Yogyakarta, Pojoksumsel.com -Sejumlah buruh di Yogyakarta menyuarakan keluhan terhadap Upah Minimum Kerja (UMK) yang dianggap rendah.
Kesenjangan ini tidak sesuai dengan standar Kebutuhan Hidup Layak (KHL) di Jogja yang mencapai angka fantastis, Rp 4,7 juta per bulan.
Seorang buruh dari pabrik meubel, Saparyanto, menyampaikan bahwa meskipun mampu memenuhi kebutuhan pokok seperti sandang dan pangan, kepemilikan rumah masih menjadi mimpi jauh.
“Dengan gaji bulanan Rp 24 juta, mencari rumah di Jogja adalah tugas yang mustahil. Kehadiran rumah orang tua adalah berkah bagi saya. Namun, untuk memiliki rumah sendiri dengan gaji seperti ini, hanya cukup untuk makan sehari-hari,” ungkapnya.
Ia juga menyoroti besarnya UMK yang dirasakan tidak sebanding dengan tanggung jawabnya sebagai kepala keluarga.
Meski telah bekerja lebih dari setahun, upahnya masih terpaku pada standar UMK.
Maisaroh, buruh perempuan di pabrik sarung tangan, menambahkan bahwa impian memiliki Kredit Pemilikan Rumah (KPR) hanyalah khayalan belaka.
Meskipun mencoba mengatur keuangan dengan baik, namun angka penghasilan yang terbatas membuatnya harus bertahan dengan tinggal di rumah orang tua.
Dina, buruh lainnya, menyampaikan ketidakwajaran harga properti di Jogja yang semakin meningkat. Kesulitan mencari hunian yang layak semakin terasa, terutama dengan UMK yang tetap rendah.

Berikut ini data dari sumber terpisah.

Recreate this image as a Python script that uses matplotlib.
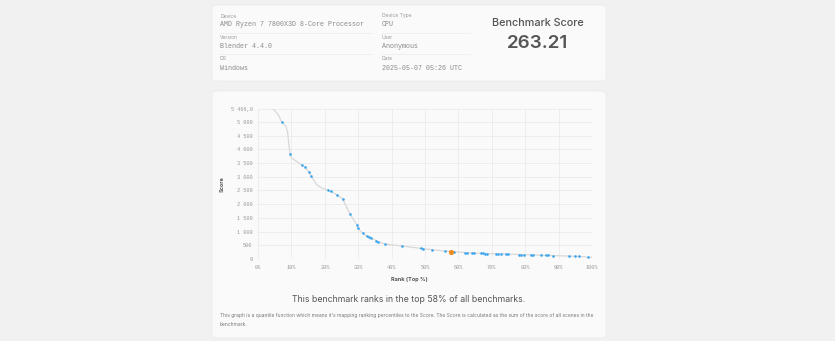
import matplotlib
matplotlib.use("Agg")
import matplotlib.pyplot as plt
from matplotlib.patches import FancyBboxPatch
from matplotlib.ticker import FuncFormatter, MultipleLocator

# benchmark results shown as dots (rank in top %, score)
rank_pct = [7.1, 9.6, 13.3, 14.1, 15.3, 15.9, 20.9, 21.9, 23.6, 25.3, 27.6, 29.6,
            29.9, 31.3, 32.6, 33.3, 33.9, 35.3, 35.9, 37.9, 43.1, 48.9, 49.5, 52.1,
            55.9, 58.7, 61.9, 62.7, 64.2, 64.7, 66.7, 67.4, 68.0, 68.7, 71.4, 72.0,
            72.7, 74.4, 74.9, 78.0, 78.7, 79.5, 81.7, 82.3, 84.7, 86.2, 86.7, 88.2,
            93.2, 95.0, 96.2, 98.7]
scores = [4990, 3835, 3410, 3350, 3155, 3020, 2510, 2460, 2340, 2195, 1625, 1250,
          1115, 945, 825, 790, 775, 655, 630, 545, 475, 385, 375, 340,
          290, 255, 230, 228, 220, 218, 205, 203, 200, 198, 190, 188,
          185, 180, 178, 160, 158, 155, 150, 148, 135, 132, 130, 125,
          105, 95, 93, 75]

# quantile curve
curve_rank = [4.6, 6.1, 7.1, 8.4, 8.9, 9.3, 9.6, 10.1, 13.3, 14.1, 15.3, 15.9,
              17.6, 19.1, 20.9, 21.9, 23.6, 25.3, 27.6, 29.6, 29.9, 31.3, 32.6,
              33.9, 35.9, 37.9, 43.1, 49.5, 55.9, 62.7, 68.7, 74.9, 82.3, 88.2,
              96.2, 100.0]
curve_score = [5466, 5255, 4990, 4830, 4590, 4100, 3835, 3680, 3410, 3350, 3155, 3020,
               2705, 2585, 2510, 2460, 2340, 2195, 1625, 1250, 1115, 945, 825,
               775, 630, 545, 475, 375, 290, 228, 198, 178, 148, 125,
               93, 60]

this_rank = 57.7
this_score = 263.21
y_max = 5466

info_rows = [("Device", "AMD Ryzen 7 7800X3D 8-Core Processor", "Device Type", "CPU"),
             ("Version", "Blender 4.4.0", "User", "Anonymous"),
             ("OS", "Windows", "Date", "2025-05-07 05:26 UTC")]

W, H = 835, 341
fig = plt.figure(figsize=(W / 100, H / 100), dpi=100)
fig.patch.set_facecolor("#f1f1f1")
SANS = ["Inter", "DejaVu Sans"]
MONO = ["Liberation Mono", "DejaVu Sans Mono"]


def fx(px):
    return px / W


def fy(py):
    return 1 - py / H


def card(x0, y0, x1, y1):
    box = FancyBboxPatch((fx(x0), fy(y1)), fx(x1 - x0), (y1 - y0) / H,
                         boxstyle="round,pad=0,rounding_size=0.008",
                         transform=fig.transFigure, facecolor="#fafafa",
                         edgecolor="#ececec", linewidth=0.6, zorder=-5)
    fig.patches.append(box)


card(212, 5, 606, 81)
card(212, 91, 606, 338)

# info table
for i, (l1, v1, l2, v2) in enumerate(info_rows):
    ytop = 16 + i * 21.5
    for xcol, lab, val, wline in [(220, l1, v1, 152), (382, l2, v2, 88)]:
        fig.text(fx(xcol), fy(ytop), lab, fontsize=3.6, color="#999999",
                 family=SANS, va="center")
        fig.text(fx(xcol), fy(ytop + 9), val, fontsize=4.8, color="#8a8a8a",
                 family=MONO, va="center")
        if i < 2:
            fig.add_artist(plt.Line2D([fx(xcol), fx(xcol + wline)],
                                      [fy(ytop + 16.5), fy(ytop + 16.5)],
                                      transform=fig.transFigure,
                                      color="#ebebeb", linewidth=0.5))

fig.text(fx(538), fy(23), "Benchmark Score", fontsize=7.8, color="#555555",
         family=SANS, ha="center", va="center", fontweight="medium")
fig.text(fx(538), fy(44), f"{this_score:.2f}", fontsize=13.5, color="#555555",
         family=SANS, ha="center", va="center", fontweight="semibold")

# chart
ax = fig.add_axes([fx(258), fy(259), fx(592 - 258), (259 - 109) / H])
ax.set_zorder(2)
ax.set_facecolor("none")
ax.plot(curve_rank, curve_score, color="#d8d8d8", linewidth=0.9, zorder=1)
ax.scatter(rank_pct, scores, s=3.5, color="#3aa6f0", linewidths=0, zorder=2)
ax.scatter([this_rank], [this_score], s=14, color="#f08a1c", linewidths=0, zorder=3)

ax.set_xlim(0, 100)
ax.set_ylim(0, y_max)
ax.xaxis.set_major_locator(MultipleLocator(10))
ax.set_yticks(list(range(0, 5001, 500)) + [y_max])
ax.xaxis.set_major_formatter(FuncFormatter(lambda v, p: f"{v:.0f}%"))


def yfmt(v, p):
    if v == y_max:
        return "5 466,0"
    return f"{v:,.0f}".replace(",", " ")


ax.yaxis.set_major_formatter(FuncFormatter(yfmt))
ax.grid(True, color="#e8e8e8", linewidth=0.5)
ax.set_axisbelow(True)
for s in ax.spines.values():
    s.set_visible(False)
ax.tick_params(length=0, labelsize=3.8, labelcolor="#999999", pad=4)
for t in ax.get_xticklabels() + ax.get_yticklabels():
    t.set_family(MONO)

fig.text(fx(222), fy(184), "Score", rotation=90, fontsize=4, fontweight="bold",
         color="#555555", family=SANS, ha="center", va="center")
fig.text(fx(409), fy(279), "Rank (Top %)", fontsize=4, fontweight="bold",
         color="#555555", family=SANS, ha="center", va="center")

fig.text(fx(409), fy(299), "This benchmark ranks in the top 58% of all benchmarks.",
         fontsize=6.3, color="#555555", family=SANS, ha="center", va="center")
fig.text(fx(220), fy(315.5),
         "This graph is a quantile function which means it's mapping ranking percentiles "
         "to the Score. The Score is calculated as the sum of the score of all scenes in the",
         fontsize=3.55, color="#777777", family=SANS, va="center")
fig.text(fx(220), fy(324.5), "benchmark.", fontsize=3.55, color="#777777",
         family=SANS, va="center")

fig.savefig("out.png", dpi=100, facecolor=fig.get_facecolor())
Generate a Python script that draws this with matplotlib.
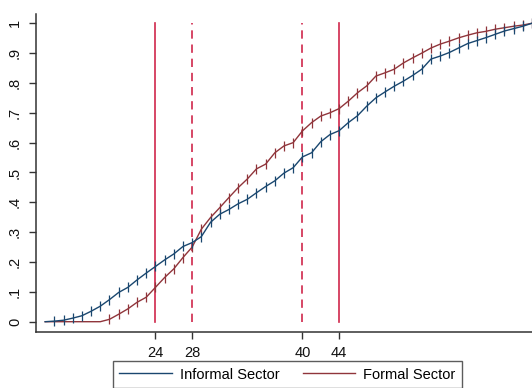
import matplotlib
matplotlib.use("Agg")
import matplotlib.pyplot as plt
from matplotlib.lines import Line2D

plt.rcParams['font.family'] = ['Liberation Sans', 'DejaVu Sans']

# Cumulative share of workers by age
ages = list(range(12, 66))
informal = [0.0, 0.002, 0.005, 0.012, 0.02, 0.035, 0.052, 0.074, 0.098, 0.115,
            0.14, 0.163, 0.185, 0.207, 0.227, 0.252, 0.265, 0.285, 0.333, 0.36,
            0.376, 0.395, 0.41, 0.432, 0.453, 0.472, 0.498, 0.516, 0.552, 0.566,
            0.603, 0.627, 0.64, 0.667, 0.69, 0.722, 0.75, 0.77, 0.789, 0.806,
            0.825, 0.846, 0.88, 0.89, 0.902, 0.917, 0.932, 0.942, 0.952, 0.963,
            0.974, 0.982, 0.99, 1.0]
formal = [0.0, 0.0, 0.0, 0.0, 0.0, 0.0, 0.0, 0.008, 0.025, 0.043,
          0.065, 0.082, 0.115, 0.148, 0.177, 0.215, 0.25, 0.31, 0.349, 0.382,
          0.416, 0.449, 0.478, 0.512, 0.528, 0.566, 0.589, 0.6, 0.639, 0.667,
          0.689, 0.7, 0.714, 0.739, 0.767, 0.79, 0.823, 0.834, 0.846, 0.867,
          0.884, 0.9, 0.917, 0.93, 0.94, 0.951, 0.96, 0.968, 0.973, 0.98,
          0.985, 0.99, 0.994, 1.0]

solid_refs = [24, 44]
dashed_refs = [28, 40]
x_ticks = [24, 28, 40, 44]
y_ticks = [0, 0.1, 0.2, 0.3, 0.4, 0.5, 0.6, 0.7, 0.8, 0.9, 1.0]
y_labels = ['0', '.1', '.2', '.3', '.4', '.5', '.6', '.7', '.8', '.9', '1']
series_names = ['Informal Sector', 'Formal Sector']

blue = '#1a476f'
maroon = '#90353b'
ref_color = '#d0284c'

fig = plt.figure(figsize=(5.32, 3.88), dpi=100)
ax = fig.add_axes([36 / 532, 1 - 332 / 388, 1 - 36 / 532, (332 - 14) / 388])

for xv in solid_refs:
    ax.plot([xv, xv], [0, 1], color=ref_color, lw=1.2, ls='-', zorder=1)
for xv in dashed_refs:
    ax.plot([xv, xv], [0, 1], color=ref_color, lw=1.2, ls=(0, (5, 3.5)), zorder=1)


def jump_marks(vals):
    # tick marks only where the cumulative share has started rising
    return [i for i in range(1, len(vals)) if vals[i] > 0]


ax.plot(ages, informal, color=blue, lw=1.0, marker='|', ms=6.5, mew=0.9,
        markevery=jump_marks(informal), zorder=3)
ax.plot(ages, formal, color=maroon, lw=1.0, marker='|', ms=6.5, mew=0.9,
        markevery=jump_marks(formal), zorder=2)

ax.set_xlim(11, 65)
ax.set_ylim(-0.0345, 1.031)

ax.set_xticks(x_ticks)
ax.set_xticklabels([str(t) for t in x_ticks], fontsize=10.5)
ax.set_yticks(y_ticks)
ax.set_yticklabels(y_labels, fontsize=10.5, rotation=90, va='center')

for side in ['top', 'right']:
    ax.spines[side].set_visible(False)
for side in ['left', 'bottom']:
    ax.spines[side].set_color('#333333')
    ax.spines[side].set_linewidth(1.1)
ax.tick_params(axis='both', length=5, width=1.0, color='#333333', labelcolor='#111111')
ax.tick_params(axis='y', pad=5)
ax.tick_params(axis='x', pad=5)

handles = [Line2D([], [], color=blue, lw=1.0), Line2D([], [], color=maroon, lw=1.0)]
leg = fig.legend(handles, series_names, loc='upper center', ncol=2,
                 bbox_to_anchor=(287.5 / 532, 1 - 361 / 388), fontsize=10.5,
                 frameon=True, fancybox=False, edgecolor='#333333',
                 handlelength=3.6, handletextpad=0.55, columnspacing=1.6,
                 borderpad=0.45, borderaxespad=0)
leg.get_frame().set_linewidth(1.0)

fig.savefig('out.png', dpi=100)
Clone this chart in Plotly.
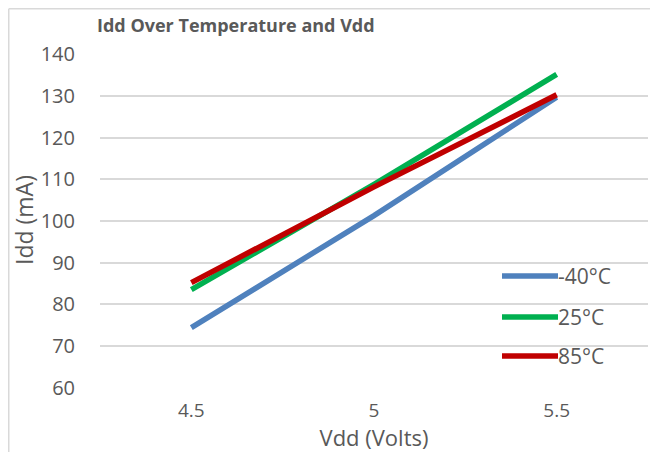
import plotly.graph_objects as go

vdd = ["4.5", "5", "5.5"]
series_names = ["-40°C", "25°C", "85°C"]
idd_m40 = [74.4, 101.3, 129.7]
idd_25 = [83.5, 108.8, 135.2]
idd_85 = [85.2, 108.2, 130.3]
colors = ["#4f81bd", "#00b050", "#c00000"]
y_ticks = [60, 70, 80, 90, 100, 110, 120, 130, 140]

# page body has an 8px margin: figure pixel = reference pixel - 8
OFF = 8
L, R, T, B = 100 - OFF, 648 - OFF, 54 - OFF, 388 - OFF
W, H = 658 - OFF, 452 - OFF
PW, PH = R - L, B - T

def px(x):
    return (x - OFF - L) / PW

def py(y):
    return (B - (y - OFF)) / PH

fig = go.Figure()
for name, vals, c in zip(series_names, [idd_m40, idd_25, idd_85], colors):
    fig.add_trace(go.Scatter(x=vdd, y=vals, mode="lines", name=name,
                             line=dict(color=c, width=5.5), showlegend=False))

font_fam = "Open Sans, Liberation Sans, sans-serif"
txt = "#595959"

# manual legend
for name, c, yy in zip(series_names, colors, [276, 317, 356]):
    fig.add_shape(type="line", xref="paper", yref="paper",
                  x0=px(502), x1=px(558), y0=py(yy), y1=py(yy),
                  line=dict(color=c, width=5.5))
    fig.add_annotation(xref="paper", yref="paper", x=px(556), y=py(yy), text=name,
                       showarrow=False, xanchor="left", yanchor="middle",
                       font=dict(size=21, color=txt, family=font_fam))

# y axis title
fig.add_annotation(xref="paper", yref="paper", x=px(24), y=py(220), text="Idd (mA)",
                   textangle=-90, showarrow=False, xanchor="center", yanchor="middle",
                   font=dict(size=23, color=txt, family=font_fam))

# outer border (left and top edges)
fig.add_shape(type="line", xref="paper", yref="paper",
              x0=(0.75 - L) / PW, x1=(0.75 - L) / PW, y0=(B - H) / PH, y1=(B - 0.75) / PH,
              line=dict(color="#d9d9d9", width=1.5))
fig.add_shape(type="line", xref="paper", yref="paper",
              x0=(0.75 - L) / PW, x1=(W - L) / PW, y0=(B - 0.75) / PH, y1=(B - 0.75) / PH,
              line=dict(color="#d9d9d9", width=1.5))

fig.update_layout(
    width=W, height=H,
    margin=dict(l=L, r=W - R, t=T, b=H - B, autoexpand=False),
    paper_bgcolor="white", plot_bgcolor="white",
    title=dict(text="<b>Idd Over Temperature and Vdd</b>", x=(97 - OFF) / W, xanchor="left",
               y=1 - (26 - OFF) / H, yanchor="middle",
               font=dict(size=18, color=txt, family=font_fam)),
    font=dict(family=font_fam, color=txt),
    xaxis=dict(type="category", range=[-0.5, 2.5], showgrid=False, zeroline=False,
               showline=False, ticks="", tickfont=dict(size=19, color=txt),
               ticklabelstandoff=9, automargin=False,
               title=dict(text="Vdd (Volts)", font=dict(size=22, color=txt), standoff=4)),
    yaxis=dict(range=[59.9, 140.1], tickvals=y_ticks, showgrid=True, gridcolor="#d9d9d9",
               gridwidth=2, zeroline=False, showline=False, ticks="",
               ticklabelstandoff=24, automargin=False,
               tickfont=dict(size=20, color=txt)),
)

fig.write_html("out.html")
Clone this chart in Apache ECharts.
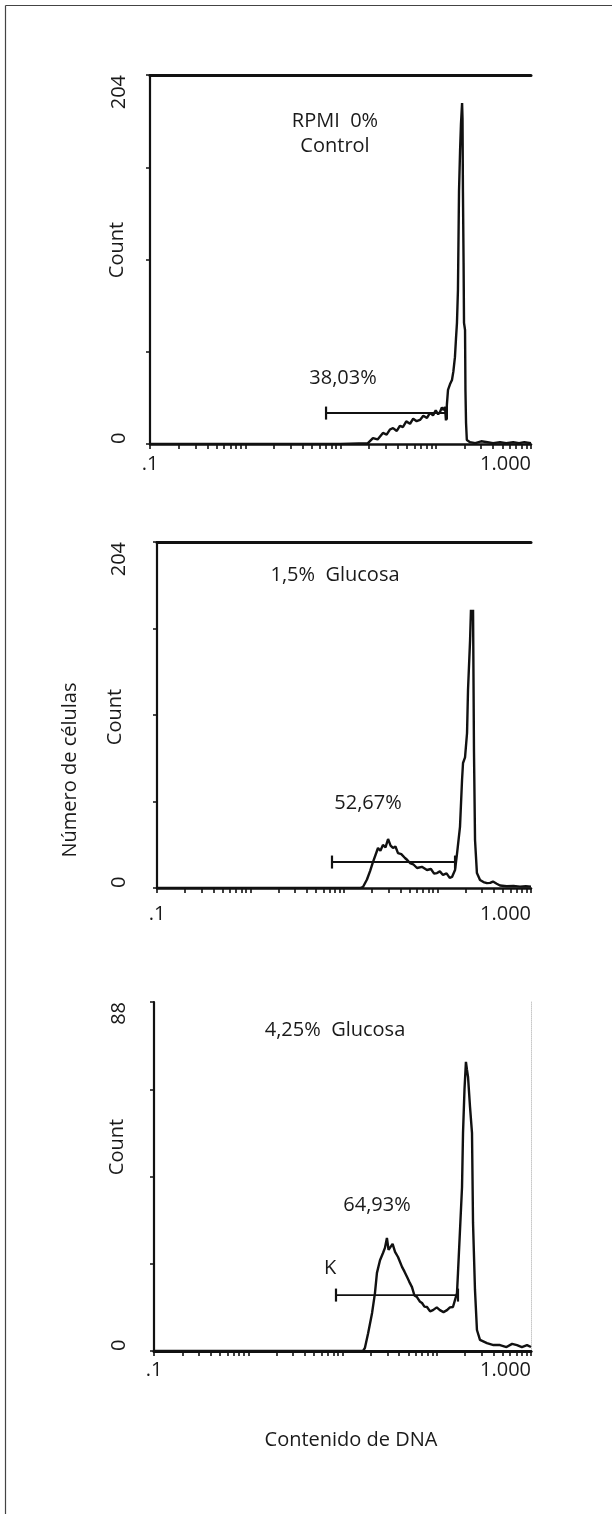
<!DOCTYPE html>
<html><head><meta charset="utf-8">
<script src="https://cdn.jsdelivr.net/npm/echarts@6/dist/echarts.min.js"></script>
<style>html,body{margin:0;padding:0;background:#fff}#c{width:612px;height:1514px}</style>
</head><body><div id="c"></div>
<script>
// ---------- data ----------
const xMin = 0.1, xMax = 1000;
const xTickValues = [0.1,0.2,0.3,0.4,0.5,0.6,0.7,0.8,0.9,1,2,3,4,5,6,7,8,9,10,20,30,40,50,60,70,80,90,100,200,300,400,500,600,700,800,900,1000];
const xLabelText = ['.1', '1.000'];
const yMax = [204, 204, 88];
const yLabelText = [['0','204'],['0','204'],['0','88']];

const ctrlDNA = [0.1,10,19.4,21.9,24.5,27.9,30.5,33,35.6,39,42,45.3,49,53.7,58,63,68.3,74,80.9,87,93.6,100,106,110.8,116,121,125,128,131,134.5,141,148,153,159,163,167,171,175.5,180,184,189,191,193,196,198,203,205,208,212,229,260,300,350,400,473,550,650,750,850,1000];
const ctrlCount = [0,0,0.5,3.3,2.5,6.1,5.2,8,8.8,7.2,10,9.4,12.5,11.2,14,12.6,13.3,15.6,14.4,17.2,15.8,18.6,16.4,17.7,20.2,18.8,20.5,13,22,29.9,33,35.4,40,48,58,67,85,140,162,177,188.5,180,139,100,67,63,30,11.6,2.2,1,0.5,1.5,1,0.5,1,0.5,1,0.5,1,0.5];

const glu15DNA = [0.1,15,15.96,17.6,19.0,20.4,23.1,24.5,26.1,27.8,29.6,31.5,33.4,35.5,37.8,41,44.9,47.5,50.8,55,60.4,68,77.2,85,92,98.8,106,114.5,125,135,143,154,162,174,183,187.5,197,207,212,223,228,234,240,245.5,252,264,285,310,338,365,392,430,466,550,650,763,880,1000];
const glu15Count = [0,0,0.6,5,10,15.3,23.6,22,25.4,24,28.9,25,23.6,24.5,20.6,20,17.7,16.5,14.7,14,11.8,12.5,10.6,11.2,8.5,8.8,9.8,7.7,8.6,6,6.5,10.6,20.6,36,63.7,73.7,77,91.4,116.7,146,164,158,164,81,28.3,8.8,4.7,3.5,2.9,3,3.8,2.5,1.5,1,1.2,0.8,1,0.8];

const glu425DNA = [0.1,16.5,17.3,18.7,20.6,22.1,23.2,25.0,26.9,28.2,29.6,30.8,31.9,34,36.1,38.8,42.8,45.5,48.3,51,54.6,58,61.7,66,69.8,74,78.8,85,91.2,100,108,118,128.5,138,148.6,164,168,176.5,185.4,190,197,204,209,214.8,225.5,236.6,242.6,254.5,267,287.6,341,400,469,550,630,710,800,907,1000];
const glu425Count = [0,0,0.8,4.5,9.6,14.6,19.7,22.9,24.7,26,28.5,25.5,25,27,25,23.7,21.2,20,18.7,17.5,16.1,14,13.6,12.5,12.1,11.2,11.1,10,10.3,11,10.3,9.8,10.3,11,11.1,14.6,19.7,30.5,41.3,55,66,72.9,71,69.1,61.5,55,32.3,15.4,5.3,2.8,2,1.5,1.5,1,1.8,1.5,1,1.5,1];

const gateStart = [7.05, 7.44, 8.53];
const gateEnd = [131, 154, 168];
const gateCount = [17.1, 15.3, 14.1];

const panelTitles = ['RPMI  0%\nControl', '1,5%  Glucosa', '4,25%  Glucosa'];
const gateLabels = ['38,03%', '52,67%', '64,93%'];
const markerLabel = 'K';
const yName = 'Count';
const sharedYName = 'Número de células';
const sharedXName = 'Contenido de DNA';

// ---------- layout ----------
const FONT = '"Open Sans", "DejaVu Sans", sans-serif';
const TXT = '#1a1a1a';
const FS = 20;
const layout = [
  {left:150, top:75,   width:381, height:369, xMargin:10, yMargin:21, title:[335,134], gate:[343,378], count:[117,250]},
  {left:157, top:542,  width:374, height:346, xMargin:16, yMargin:28, title:[335,575], gate:[368,803], count:[115,717]},
  {left:154, top:1002, width:377, height:349, xMargin:9,  yMargin:25, title:[335,1030], gate:[377,1205], count:[117,1147]}
];
const histDNA = [ctrlDNA, glu15DNA, glu425DNA];
const histCount = [ctrlCount, glu15Count, glu425Count];

const grid = [], xAxis = [], yAxis = [], series = [], graphic = [];
layout.forEach((L, i) => {
  grid.push({left:L.left, top:L.top, width:L.width, height:L.height});
  xAxis.push({
    type:'log', logBase:10, gridIndex:i, min:xMin, max:xMax, position:'bottom',
    axisLine:{show:true, lineStyle:{color:'#111', width:2.5}},
    axisTick:{show:true, customValues:xTickValues, length:5, inside:false, lineStyle:{color:'#111', width:1.6}},
    minorTick:{show:false},
    axisLabel:{show:true, margin:L.xMargin, fontSize:FS, fontFamily:FONT, color:TXT,
      formatter:(v) => v < 0.5 ? xLabelText[0] : (v > 500 ? xLabelText[1] : ''),
      alignMinLabel:'center', alignMaxLabel:'right'},
    splitLine:{show:false}
  });
  xAxis.push({
    type:'value', gridIndex:i, position:'top', min:0, max:1,
    axisLine:{show:true, lineStyle:{color:'#111', width:3}},
    axisTick:{show:false}, axisLabel:{show:false}, splitLine:{show:false}
  });
  yAxis.push({
    type:'value', gridIndex:i, min:0, max:yMax[i], interval:yMax[i]/4, position:'left',
    axisLine:{show:true, lineStyle:{color:'#111', width:2.2}},
    axisTick:{show:true, length:4, lineStyle:{color:'#111', width:1.5}},
    axisLabel:{show:true, rotate:90, margin:L.yMargin, fontSize:FS, fontFamily:FONT, color:TXT,
      formatter:(v) => v === 0 ? yLabelText[i][0] : (v === yMax[i] ? yLabelText[i][1] : ''),
      alignMinLabel:'left', alignMaxLabel:'right'},
    splitLine:{show:false}
  });
  series.push({
    type:'line', xAxisIndex:2*i, yAxisIndex:i,
    data: histDNA[i].map((x, k) => [x, histCount[i][k]]),
    symbol:'none', showSymbol:false, lineStyle:{color:'#111', width:2.4}, animation:false, z:3
  });
  series.push({
    type:'line', xAxisIndex:2*i, yAxisIndex:i,
    data:[[gateStart[i], gateCount[i]], [gateEnd[i], gateCount[i]]],
    symbol:'rect', symbolSize:[2.2,13], showSymbol:true, itemStyle:{color:'#111'},
    lineStyle:{color:'#111', width:1.9}, animation:false, z:4
  });
  graphic.push({type:'text', x:L.title[0], y:L.title[1], style:{text:panelTitles[i], fill:TXT, font:FS + 'px ' + FONT, textAlign:'center', textVerticalAlign:'middle', lineHeight:25}});
  graphic.push({type:'text', x:L.gate[0], y:L.gate[1], style:{text:gateLabels[i], fill:TXT, font:FS + 'px ' + FONT, textAlign:'center', textVerticalAlign:'middle'}});
  graphic.push({type:'text', x:L.count[0], y:L.count[1], rotation:Math.PI/2, style:{text:yName, fill:TXT, font:FS + 'px ' + FONT, textAlign:'center', textVerticalAlign:'middle'}});
});
// faint dotted right edge of third panel
yAxis.push({type:'value', gridIndex:2, min:0, max:yMax[2], position:'right',
  axisLine:{show:true, lineStyle:{color:'#c8c8c8', type:'dotted', width:1}},
  axisTick:{show:false}, axisLabel:{show:false}, splitLine:{show:false}});

graphic.push({type:'text', x:330, y:1268, style:{text:markerLabel, fill:TXT, font:FS + 'px ' + FONT, textAlign:'center', textVerticalAlign:'middle'}});
graphic.push({type:'text', x:70, y:770, rotation:Math.PI/2, style:{text:sharedYName, fill:TXT, font:FS + 'px ' + FONT, textAlign:'center', textVerticalAlign:'middle'}});
graphic.push({type:'text', x:351, y:1440, style:{text:sharedXName, fill:TXT, font:FS + 'px ' + FONT, textAlign:'center', textVerticalAlign:'middle'}});
graphic.push({type:'line', shape:{x1:5.5, y1:5.5, x2:612, y2:5.5}, style:{stroke:'#444', lineWidth:1.2}});
graphic.push({type:'line', shape:{x1:5.5, y1:5.5, x2:5.5, y2:1514}, style:{stroke:'#444', lineWidth:1.2}});

const chart = echarts.init(document.getElementById('c'), null, {renderer:'canvas'});
chart.setOption({
  animation:false,
  backgroundColor:'#fff',
  grid, xAxis, yAxis, series, graphic
});
</script></body></html>
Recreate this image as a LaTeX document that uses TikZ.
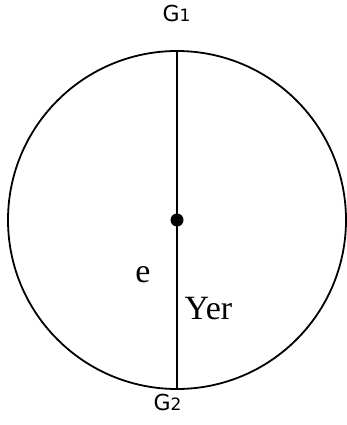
\documentclass[tikz,border=0pt]{standalone}
\usepackage{fontspec}
\setmainfont{Liberation Serif}
\newfontfamily\gfont{DejaVu Sans}
\begin{document}
\begin{tikzpicture}[x=1pt,y=-1pt,
  stroke/.style={line width=1.8pt},
  glabel/.style={font=\gfont\fontsize{22}{24}\selectfont, inner sep=0pt, anchor=base},
  serlabel/.style={font=\fontsize{34}{36}\selectfont, inner sep=0pt, anchor=base}]
\useasboundingbox (0,0) rectangle (346,425);
\node[draw, stroke, circle, minimum size=338pt, inner sep=0pt] (c) at (177,220) {};
\draw[line width=1.6pt] (c.north) -- (c.south);
\node[circle, fill=black, minimum size=13pt, inner sep=0pt] (dot) at (c.center) {};
\node[glabel] (g1) at (176.5,22) {G{\fontsize{17}{18}\selectfont 1}};
\node[glabel] (g2) at (167.5,410) {G{\fontsize{17}{18}\selectfont 2}};
\node[serlabel] (e) at (143,282) {e};
\node[serlabel] (yer) at (208.5,319) {Yer};
\end{tikzpicture}
\end{document}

Ia berpendapat bahwa untuk hidup layak, upah yang diterima setidaknya harus mencapai Rp 4-5 juta, sementara kenyataannya masih berada di kisaran Rp 2,2 juta.
Dalam peringatan Hari Buruh Sedunia, buruh-buruh Jogja menyoroti kesenjangan antara UMK dengan KHL yang tinggi di wilayah tersebut.
Meskipun berbagai aksi dilakukan, solusi konkret untuk meningkatkan kesejahteraan buruh masih menjadi tanda tanya besar.